Là se trouve la zaouïa de Sidi Ali Ben Omar, dite la zaouïa othmania. Elle est également rattachée à la tariqa Rahmania. Fondée en 1780, dans ce magnifique endroit apaisant, retapé et bien entretenu, cheikh Abdelkader El Othmani, fez sur la tête, nous reçoit aimablement. Du haut de ses 86 ans, il reste lucide, élégant et éloquent. A notre question sur le rôle des zaouïas lors des campagnes électorales, il répond sans gêne que «la zaouïa Othmania n'est pas concernée». «Nous ne soutenons aucun politicien.

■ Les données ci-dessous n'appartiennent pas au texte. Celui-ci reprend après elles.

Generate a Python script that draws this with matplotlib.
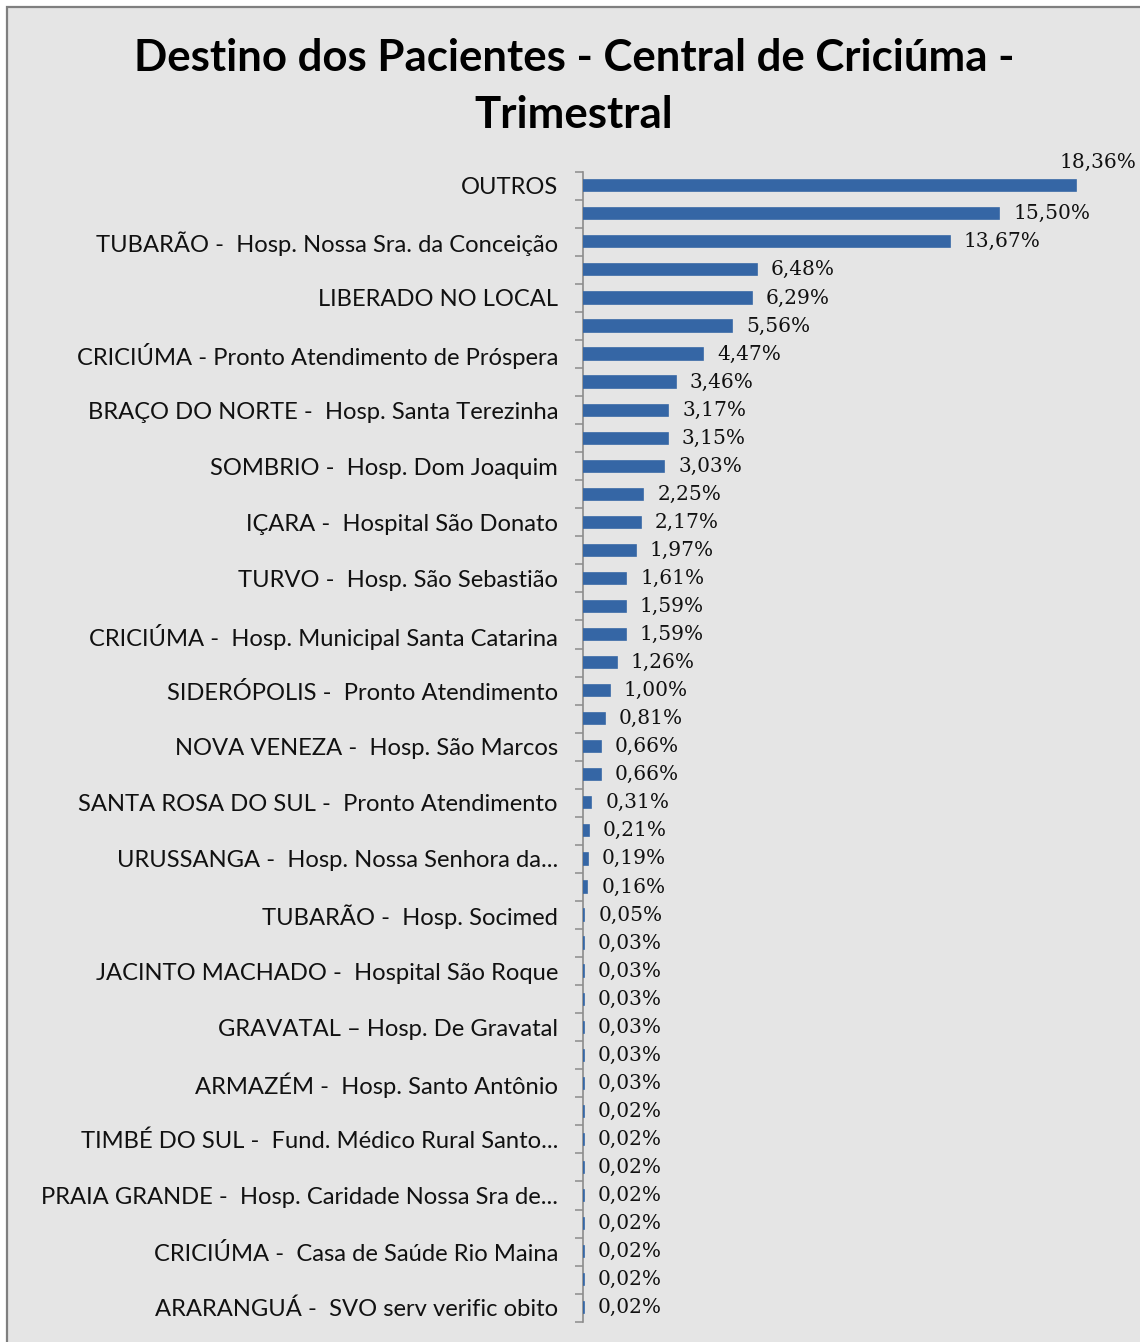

Nous sommes contre la division du peuple algérien. Pour nous, seul l'intérêt national est important», lance-t-il. Son fils, Azouzi Othmani, la soixantaine entamée et avocat de profession, ne nie pas que «des politiciens tentent d'exploiter l'aura qu'ont les zaouïas sur les populations, afin de gagner des voix». Cheikh El Othamni explique que «les politiciens savent à quoi s'en tenir ; aucun soutien ne leur sera accordé de notre part». «Nous enseignons l'islam, pas la politique», tranche le cheikh.
La zaouïa Othmania est jalouse de son indépendance. Elle a uniquement intégré la rabita Rahmania que préside cheikh El Mamoun El Kacimi. Le fils de cheikh Abdelkader Othmani, Azouz, ironise : «Avez-vous vu un serpent à trois têtes dans une palmeraie. Une est munie d'un sabre, une deuxième d'un pistolet, forcément, la troisième est arrachée.» Traduction : cette petite formule laisse sous-entendre qu'aucun politicien n'est le bienvenu pour des motifs électoraux. Enfin, reste à savoir si la tariqa Rahmania se préservera de tout entrisme. Difficile. Mais une chose est sûre, des zaouïas, même s'il arrive de douter de leur indépendance vis-à-vis du régime, disent jouer un rôle pour bloquer l'expansion du wahhabisme. Il reste que l'utilisation de la religion à des fins politiques demeure une grave atteinte aux valeurs modernistes. N'est-ce pas imiter les wahhabistes qui utilisent la religion à des fins politiques ? Une zaouïa, une mosquée ou tout autre lieu de culte ne doit se consacrer qu'à des activités religieuses, pour que les politiques, eux, s'occupent de faire de la vraie politique.